Ukrainian politician

Ihor Viktorovych Alekseyev (Ukrainian: Ігор Вікторович Алексєєв; born 10 January 1960), is a Ukrainian politician and former army officer who served as a Member of the Verkhonva Rada from 2002 to 2014.

== Biography ==

Alekseyev was born in Donetsk.

===Education===
Alekseyev attended the Donetsk higher military-political school for engineer troops and signal corps. In 1991 he attended the Lenin Military-Political Academy. In 1998 he completed a Master's degree in Foreign Policy at the Diplomatic Academy affiliated with Ministry of Internal Affairs of Ukraine.

===Career===
Alekseyev served in the Soviet and Ukrainian military from 1981-1996. From 1981-1983 he was a Signal company executive officer in Kiev. From 1983-1985 he was Secretary of the Komsomol committee, agitator of political section at the Kiev Higher Military-Engineering School. From 1985-1988 he was the agitator of a military unit in Magadan. From 1988-1991 he was a student at the Lenin Military-Political Academy in Moscow.
From 1991-1994 he taught at the Kyiv Army Institute.
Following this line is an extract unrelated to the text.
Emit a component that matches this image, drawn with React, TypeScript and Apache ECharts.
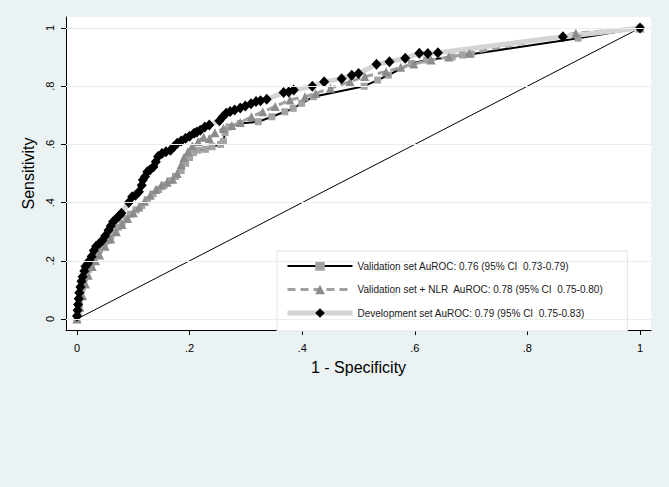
import React, { useEffect, useRef } from "react";
import * as echarts from "echarts";

const xTicks = [0, 0.2, 0.4, 0.6, 0.8, 1];
const yTicks = [0, 0.2, 0.4, 0.6, 0.8, 1];
const tickLabels = ["0", ".2", ".4", ".6", ".8", "1"];

const seriesNames = [
  "Validation set AuROC: 0.76 (95% CI  0.73-0.79)",
  "Validation set + NLR  AuROC: 0.78 (95% CI  0.75-0.80)",
  "Development set AuROC: 0.79 (95% CI  0.75-0.83)",
];

const referenceLine: [number, number][] = [
  [0, 0],
  [1, 1],
];

const validation: [number, number][] = [
  [0, 0], [0.002, 0.02], [0.004, 0.05], [0.006, 0.08], [0.009, 0.11], [0.012, 0.13],
  [0.016, 0.15], [0.02, 0.17], [0.025, 0.19], [0.03, 0.21], [0.035, 0.22], [0.04, 0.24],
  [0.047, 0.255], [0.055, 0.27], [0.06, 0.285], [0.066, 0.3], [0.073, 0.315], [0.08, 0.33],
  [0.088, 0.345], [0.095, 0.36], [0.105, 0.375], [0.115, 0.39], [0.125, 0.41], [0.135, 0.43],
  [0.145, 0.445], [0.155, 0.46], [0.165, 0.475], [0.175, 0.49], [0.185, 0.51], [0.193, 0.535],
  [0.2, 0.555], [0.207, 0.572], [0.215, 0.58], [0.228, 0.583], [0.24, 0.592], [0.255, 0.6],
  [0.26, 0.61], [0.263, 0.64], [0.27, 0.66], [0.29, 0.672], [0.322, 0.678], [0.346, 0.695],
  [0.369, 0.712], [0.384, 0.724], [0.399, 0.741], [0.42, 0.764], [0.51, 0.8], [0.534, 0.821],
  [0.553, 0.838], [0.594, 0.878], [0.621, 0.89], [0.666, 0.9], [0.685, 0.907], [0.7, 0.91],
  [0.89, 0.965], [1, 1],
];

const validationNLR: [number, number][] = [
  [0, 0], [0.005, 0.04], [0.01, 0.08], [0.015, 0.12], [0.02, 0.15], [0.027, 0.18],
  [0.033, 0.2], [0.04, 0.22], [0.05, 0.25], [0.06, 0.275], [0.07, 0.3], [0.08, 0.325],
  [0.09, 0.345], [0.1, 0.365], [0.11, 0.385], [0.12, 0.405], [0.13, 0.425], [0.14, 0.445],
  [0.15, 0.46], [0.16, 0.47], [0.17, 0.48], [0.178, 0.5], [0.185, 0.53], [0.19, 0.555],
  [0.197, 0.575], [0.205, 0.595], [0.215, 0.61], [0.225, 0.625], [0.235, 0.62], [0.245, 0.64],
  [0.26, 0.655], [0.275, 0.665], [0.29, 0.675], [0.31, 0.695], [0.33, 0.712], [0.352, 0.73],
  [0.378, 0.753], [0.405, 0.764], [0.424, 0.775], [0.45, 0.793], [0.485, 0.816], [0.511, 0.833],
  [0.549, 0.85], [0.575, 0.865], [0.598, 0.876], [0.629, 0.89], [0.66, 0.9], [0.697, 0.913],
  [0.886, 0.982], [1, 1],
];

const development: [number, number][] = [
  [0, 0.01], [0.001, 0.03], [0.002, 0.05], [0.003, 0.07], [0.004, 0.09], [0.006, 0.11],
  [0.008, 0.13], [0.01, 0.145], [0.013, 0.165], [0.015, 0.18], [0.019, 0.19], [0.022, 0.2],
  [0.026, 0.215], [0.03, 0.235], [0.034, 0.25], [0.04, 0.26], [0.045, 0.27], [0.05, 0.285],
  [0.056, 0.305], [0.06, 0.32], [0.064, 0.334], [0.07, 0.345], [0.075, 0.355], [0.079, 0.363],
  [0.092, 0.4], [0.098, 0.42], [0.104, 0.425], [0.11, 0.437], [0.115, 0.46], [0.117, 0.478],
  [0.121, 0.49], [0.125, 0.506], [0.13, 0.513], [0.136, 0.523], [0.14, 0.54], [0.144, 0.558],
  [0.151, 0.569], [0.158, 0.575], [0.166, 0.58], [0.172, 0.592], [0.178, 0.604], [0.185, 0.612],
  [0.193, 0.621], [0.2, 0.628], [0.208, 0.638], [0.213, 0.643], [0.219, 0.649], [0.227, 0.66],
  [0.235, 0.667], [0.253, 0.681], [0.259, 0.695], [0.265, 0.707], [0.272, 0.713], [0.28, 0.718],
  [0.29, 0.725], [0.299, 0.732], [0.309, 0.74], [0.318, 0.747], [0.326, 0.75], [0.337, 0.755],
  [0.367, 0.778], [0.376, 0.78], [0.385, 0.787], [0.418, 0.8], [0.439, 0.815], [0.47, 0.826],
  [0.488, 0.838], [0.5, 0.844], [0.532, 0.875], [0.555, 0.884], [0.583, 0.896], [0.608, 0.913],
  [0.623, 0.912], [0.641, 0.915], [0.863, 0.97], [1, 1],
];

const FONT = "'Liberation Sans', Arial, sans-serif";
const BG = "#eaf2f3";

const validationLine = { color: "#000", width: 2 };
const nlrLine = { color: "#a0a0a0", width: 3, type: [8, 5] };
const devLine = { color: "#d4d4d4", width: 5 };

function tickFormatter(v: number): string {
  for (let i = 0; i < xTicks.length; i++) {
    if (Math.abs(xTicks[i] - v) < 1e-6) return tickLabels[i];
  }
  return "";
}

export default function App() {
  const ref = useRef<HTMLDivElement>(null);
  useEffect(() => {
    if (!ref.current) return;
    const chart = echarts.init(ref.current, null, { renderer: "svg" });
    chart.setOption({
      animation: false,
      backgroundColor: BG,
      textStyle: { fontFamily: FONT },
      grid: {
        left: 66,
        top: 17,
        width: 585,
        height: 313,
        show: true,
        backgroundColor: "#ffffff",
        borderWidth: 0,
        containLabel: false,
      },
      legend: {
        show: true,
        orient: "vertical",
        left: 277,
        top: 251,
        data: [
          { name: seriesNames[0], lineStyle: validationLine },
          { name: seriesNames[1], lineStyle: nlrLine },
          { name: seriesNames[2], lineStyle: devLine },
        ],
        itemWidth: 65,
        itemHeight: 12,
        itemGap: 11.5,
        padding: [9, 24, 12, 8],
        backgroundColor: "#ffffff",
        borderColor: "#dde5e7",
        borderWidth: 1,
        selectedMode: false,
        textStyle: { fontSize: 10, color: "#1a1a1a", fontFamily: FONT, lineHeight: 12 },
      },
      xAxis: {
        type: "value",
        min: -0.0195,
        max: 1.0195,
        name: "1 - Specificity",
        nameLocation: "middle",
        nameGap: 29,
        nameTextStyle: { fontSize: 16, color: "#000", fontFamily: FONT },
        axisLine: { show: true, onZero: false, lineStyle: { color: "#000", width: 1 } },
        axisTick: { show: true, customValues: xTicks, length: 5, lineStyle: { color: "#000" } },
        axisLabel: {
          customValues: xTicks,
          formatter: tickFormatter,
          margin: 12,
          fontSize: 11,
          color: "#000",
          fontFamily: FONT,
        },
        splitLine: { show: false },
      },
      yAxis: {
        type: "value",
        min: -0.0378,
        max: 1.0378,
        name: "Sensitivity",
        nameLocation: "middle",
        nameGap: 24,
        nameTextStyle: { fontSize: 16, color: "#000", fontFamily: FONT },
        axisLine: { show: true, onZero: false, lineStyle: { color: "#000", width: 1 } },
        axisTick: { show: true, customValues: yTicks, length: 5, lineStyle: { color: "#000" } },
        axisLabel: {
          customValues: yTicks,
          formatter: tickFormatter,
          rotate: 90,
          margin: 11,
          fontSize: 11,
          color: "#000",
          fontFamily: FONT,
        },
        splitLine: { show: false },
      },
      series: [
        {
          name: "reference",
          type: "line",
          data: referenceLine,
          symbol: "none",
          lineStyle: { color: "#000", width: 1 },
          silent: true,
          markLine: {
            silent: true,
            symbol: "none",
            label: { show: false },
            lineStyle: { color: "#e6eef0", width: 1, type: "solid" },
            data: yTicks.map((v) => ({ yAxis: v })),
          },
        },
        {
          name: seriesNames[0],
          type: "line",
          data: validation,
          symbol: "rect",
          symbolSize: 7,
          itemStyle: { color: "#a3a3a3" },
          lineStyle: validationLine,
        },
        {
          name: seriesNames[1],
          type: "line",
          data: validationNLR,
          symbol: "triangle",
          symbolSize: 9,
          itemStyle: { color: "#8c8c8c" },
          lineStyle: nlrLine,
        },
        {
          name: seriesNames[2],
          type: "line",
          data: development,
          symbol: "diamond",
          symbolSize: [10, 11],
          itemStyle: { color: "#000" },
          lineStyle: devLine,
        },
      ],
    });
    return () => chart.dispose();
  }, []);
  return (
    <div
      ref={ref}
      style={{ position: "absolute", left: 0, top: 0, width: 669, height: 487, background: BG }}
    />
  );
}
From 1994-1996 he served as 1st Secretary of the Munitions and Disarmament Control Office, Ministry of Foreign Affairs of Ukraine. From 1996-1998 he studied at the Diplomatic Academy, Ukraine. From 1998-2002 he was Consul of Diplomatic Mission of Ukraine to the Kingdom of Denmark

Igor Alekseyev joined the Communist Party of Ukraine in 1987.

===Plenary===
In 2002 Alekseyev began serving as an elected People's Deputy. He was in the 4th, 5th and 6th Verkhovna Rada (2002 - 2006]), as No. 50 in the party list. He was a member of the Communist Party fraction (May 2002). He was a member of the Committee on Foreign Affairs (June 2002) and chairman of the subcommittee on International Treaties. In the 5th Verkhovna Rada he was 14 in the party list, serving as Chairman of the Subcommittee of International and Legal Affairs of the Committee on Foreign Affairs (July 2006).